The days of making type out of wood and printing using a letterpress might be gone, but letterers Matt Braun and Matt Griffin want to prevent awesome old wood fonts from disappearing into obscurity. They set out to find the best wooden fonts and make them into Opentype so that the glory of wood type will be preserved. They've found idiosyncratic fonts that exemplify the genre and now have then for sale at www.woodtyperevival.com.
5. The Shape of Design
Project goal: To write a book about design.
This project has something in common with the Double Fine one in that it's received several times more funding than it aimed for because it has behind it a person who has a reputation for creating wonderful things. In this case, it's Frank Chimero. He wanted $27,000 to pay for production costs and pay his living expenses while he wrote, and he finished with $112,159 when the project closed last year. His book addresses new challenges in the world and how design can help in meeting them, seeking ultimately to answer the question "How can we make things that help all of us live better?" The book is currently only available to backers.
6. Red Pop
Project goal: To make a big red button for the iPhone camera.
Brendan Dawes wanted to improve the experience of taking pictures using the iPhone, so he invented this attachment which adds a hand grip and a "juicy" red button. It slots into the phone's dock connector and the Red Pop app launches automatically when it's connected so you can start taking pictures straight away. Red Pop received well over double its funding goal.
7. This is Not a Conspiracy Theory
Project goal: To make a political documentary.
Kirby Ferguson is a New York-based filmmaker who made the awesome web series Everything is a Remix, which demonstrates how all creativity is derivative: every creator is to some extent cutting and pasting from earlier works. Now he wants to make a series about "the major ideas, events and human quirks that have shaped where we are right now politically". He's about half way there so far, and there are still nearly three weeks to go.
8. The Manual
Project goal: To publish an illustrated, hard cover journal containing excellent articles from smart web designers.
The Manual is a thrice-yearly print journal of articles from some of the best thinkers in web design. Writers such as Cennydd Bowles, Josh Brewer, Simon Collison, Trent Walton and Dan Rubin make a deep study of the maturing of interactive design as a serious discipline. The project was successfully funded at the start of last year, and is the work of Build conference organiser Andy McMillan.
9. MORE/REAL Stylus cap
Project goal: To make a pen cap that doubles up as an touchscreen stylus.

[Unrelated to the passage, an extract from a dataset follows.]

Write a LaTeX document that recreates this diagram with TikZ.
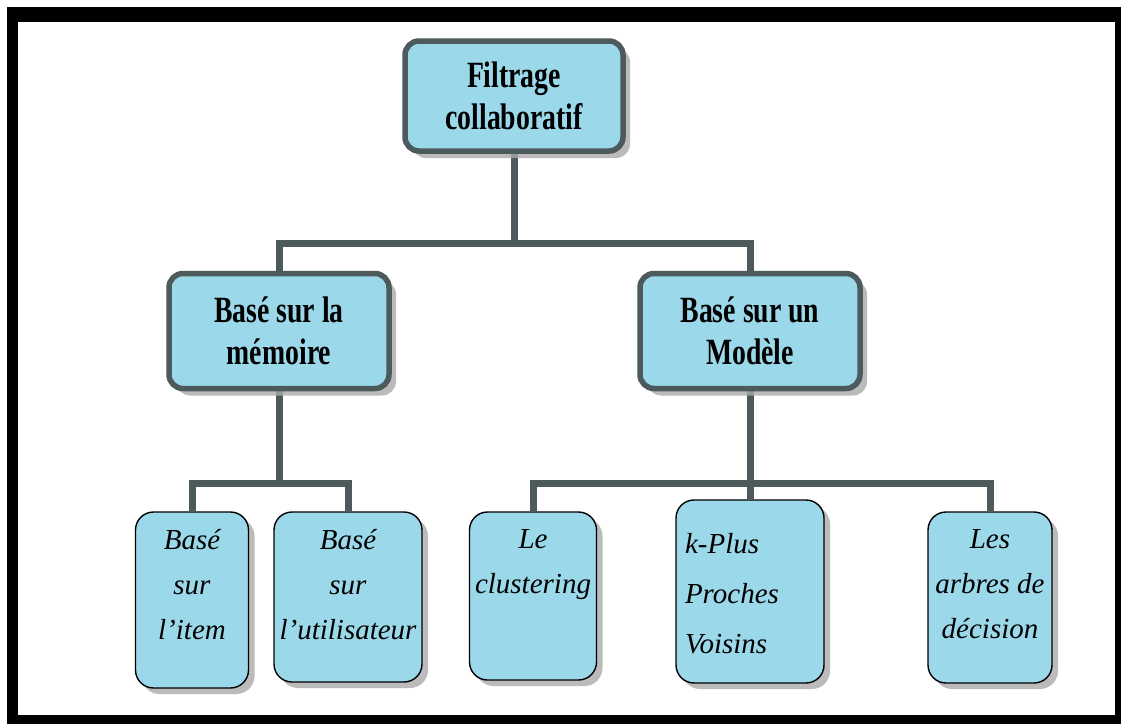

Instead of having a pen for sketching on paper and a separate stylus for drawing on a tablet, this cap enables one pen to perform both functions. There are caps for Sharpie, Bic and Pilot Fineliner and they're made of stainless steel. The tip works with any capacitive touchscreen. This project was looking for $15,000, and it received $73,276 from 1,792 backers.
Project goal: To fund top reporters to undertake proper investigative journalism in the field of science and technology.
"The web has become a byword for fast and cheap" say reporters Jim Giles and Bobbie Johnson, who want to bring high quality science and technology reporting to the internet. Uncovering amazing stories and reporting them properly costs time and money, so they've turned to Kickstarter to help fund MATTER - a site that will provide one impeccably researched long-form story per week. They aim to charge about a dollar for each piece of work and are looking for $50,000 to get things off the ground.
Project goal: To manufacture a 3D printer kit that's cheap and simple to assemble.
Such is the popularity of the Printrbot that it has been funded 3,323%: it was only looking for $25,000, but it got $830,827. Its makers say that it will only take a couple of hours to put together and won't require any fiddly calibration like the other kits out there: it's simple enough to be assembled by a child. It's also a "RepRap" machine, which means it can print parts to upgrade itself.